The Town of Clarkstown is also updating its Comprehensive Plan. The town held teleconference workshops for each of its four wards during the summer months, and is currently revising the Plan to include a new chapter on sustainability and resiliency.

Actions to Reduce Transportation’s Carbon Footprint

Over the summer, Rockland County collaborated with NYS Department of Transportation and the Town of Ramapo to develop a new Park & Ride Facility in the Village of Monsey. Located at the former Route 59 drive-in the facility has 300 spaces with 3 electric vehicle (EV) charging stations. The facility also has enhanced accommodations for pedestrians, bicyclists, and ride sharing. The new charging stations brings the total number of public EV charging stations in Rockland to 26. Most of these have multiple outlets so more than 80 vehicles can be charged at the same time across the County.
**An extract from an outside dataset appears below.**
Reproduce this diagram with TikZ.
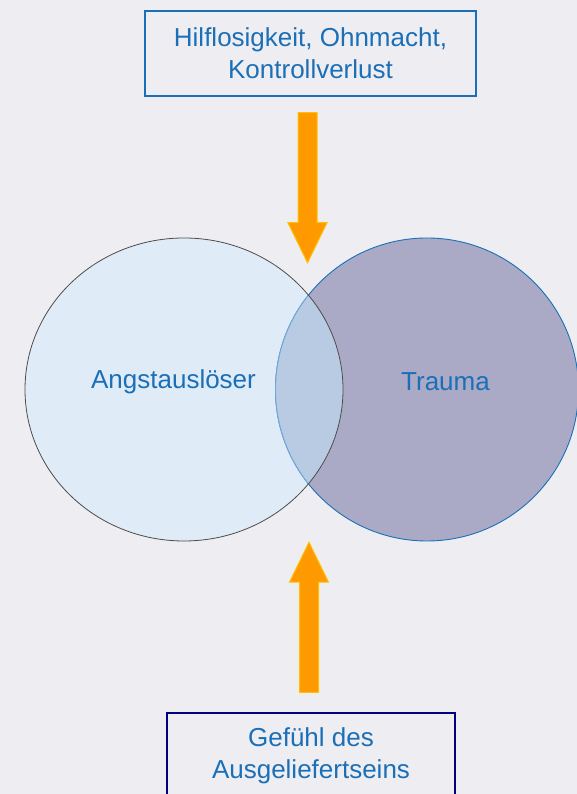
\documentclass[tikz,border=0pt]{standalone}
\usepackage{fontspec}
\setmainfont{Liberation Sans}
\usepackage{tikz}
\usetikzlibrary{shapes, shapes.geometric, shapes.arrows, positioning, calc}
\definecolor{bgGray}{HTML}{EEEEF2}
\definecolor{txtBlue}{HTML}{1B6FB7}
\definecolor{boxNavy}{HTML}{000080}
\definecolor{angstFill}{HTML}{DFEBF6}
\definecolor{traumaFill}{HTML}{AAAAC7}
\definecolor{lensFill}{HTML}{B8CBE2}
\definecolor{lensLine}{HTML}{6FA8DC}
\definecolor{arrowFill}{HTML}{FF9900}
\definecolor{arrowLine}{HTML}{FFC000}
\tikzset{
    label/.style = {text=txtBlue, font=\fontsize{26}{32}\selectfont, align=center},
    topbox/.style = {rectangle, draw=txtBlue, line width=1.2pt, minimum width=331pt, minimum height=85pt},
    bottombox/.style = {rectangle, draw=boxNavy, line width=1.2pt, minimum width=288pt, minimum height=100pt},
    bigarrow/.style = {single arrow, draw=arrowLine, fill=arrowFill, line width=1pt, minimum height=150pt, single arrow head extend=10pt, single arrow head indent=0pt, single arrow tip angle=52, inner sep=9pt}
}

\begin{document}
\begin{tikzpicture}[x=1pt, y=1pt]
        % Background
        \fill [bgGray] (0,0) rectangle (577,794);
        \useasboundingbox (0,0) rectangle (577,794);
        
        % Circles
        \coordinate (angst) at (184,404.5);
        \coordinate (trauma) at (427,404.5);
        \fill [angstFill] (angst) ellipse [x radius=159, y radius=151.5];
        \draw [fill=traumaFill, draw=txtBlue, line width=0.9pt] (trauma) ellipse [x radius=151.5, y radius=151.5];
        
        % Overlap
        \begin{scope}
            \clip (angst) ellipse [x radius=159, y radius=151.5];
            \draw [fill=lensFill, draw=lensLine, line width=0.9pt] (trauma) ellipse [x radius=151.5, y radius=151.5];
        \end{scope}
        \draw [black!70, line width=0.8pt] (angst) ellipse [x radius=159, y radius=151.5];
        
        % Circle labels
        \node [label] (angstlabel) at (173.5,412) {Angstauslöser};
        \node [label] (traumalabel) at (445.5,412) {Trauma};
        
        % Top box
        \node [topbox, label] (hilf) at (310.5,740.5) {Hilflosigkeit, Ohnmacht,\\Kontrollverlust};
        
        % Bottom box
        \node [bottombox] (gefuehl) at (311,31) {};
        \node [label, anchor=north] (gefuehltext) at ([yshift=-12pt]gefuehl.north) {Gefühl des\\Ausgeliefertseins};
        
        % Arrows
        \node [bigarrow, rotate=-90] (downarrow) at (307.5,616) {};
        \node [bigarrow, rotate=90] (uparrow) at (309,167) {};
        
    \end{tikzpicture}
\end{document}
The Monsey Park & Ride facility will help ease transportation issues along a critical portion of Route 59. To help solve these issues the New York Metropolitan Transportation Council conducted the Route 59 Transportation and Land Use Study.  With support from the New York State Department of Transportation, Rockland County, the Town of Ramapo, and the Villages of Airmont and Spring Valley, the Study examined the 4.5-mile stretch of Route 59 that runs from Airmont Road (Thruway exit 14B) in Airmont east through Monsey and Ramapo to South Pascack Road / Route 35 in Spring Valley. Public outreach included 4 community planning workshops in July and “pop-ups” coordinated with local community events.

The study’s scope included land use and zoning changes; physical changes to roadways; infrastructure for bicyclist and pedestrian safety; and transit improvements to reduce automotive use and congestion. The final draft report offers more than a dozen recommendations grouped by time period and cost ranges, and is available at

Open Space Acquisition Relaunch Put on Hold

Also in late 2019, the county re-launched its Open Space Acquisition program and earmarked $30,000,000 for it. The first iteration of the program from 1999 to 2010 resulted in more than 1,200 acres of open space being protected and preserved in the 5 towns.

The county began accepting and reviewing nominations for properties for the relaunched program in January. The review process included confirming that property owners were willing ‘sellers’. Of the 15 nominations received, 7 property owners said they are willing sellers.

The county was in the process of scheduling on-site visits when the first surge of the pandemic hit. The state-wide shutdown impacted tax revenue at all levels of government. To compensate for the county’s revenue shortfall due to the pandemic, the borrowing of money to fund any open space acquisition was put on hold. “We will continue to look for funding from Land Trusts, grants, and other partnerships to facilitate possible purchases,” said Rockland County Spokesperson John Lyon.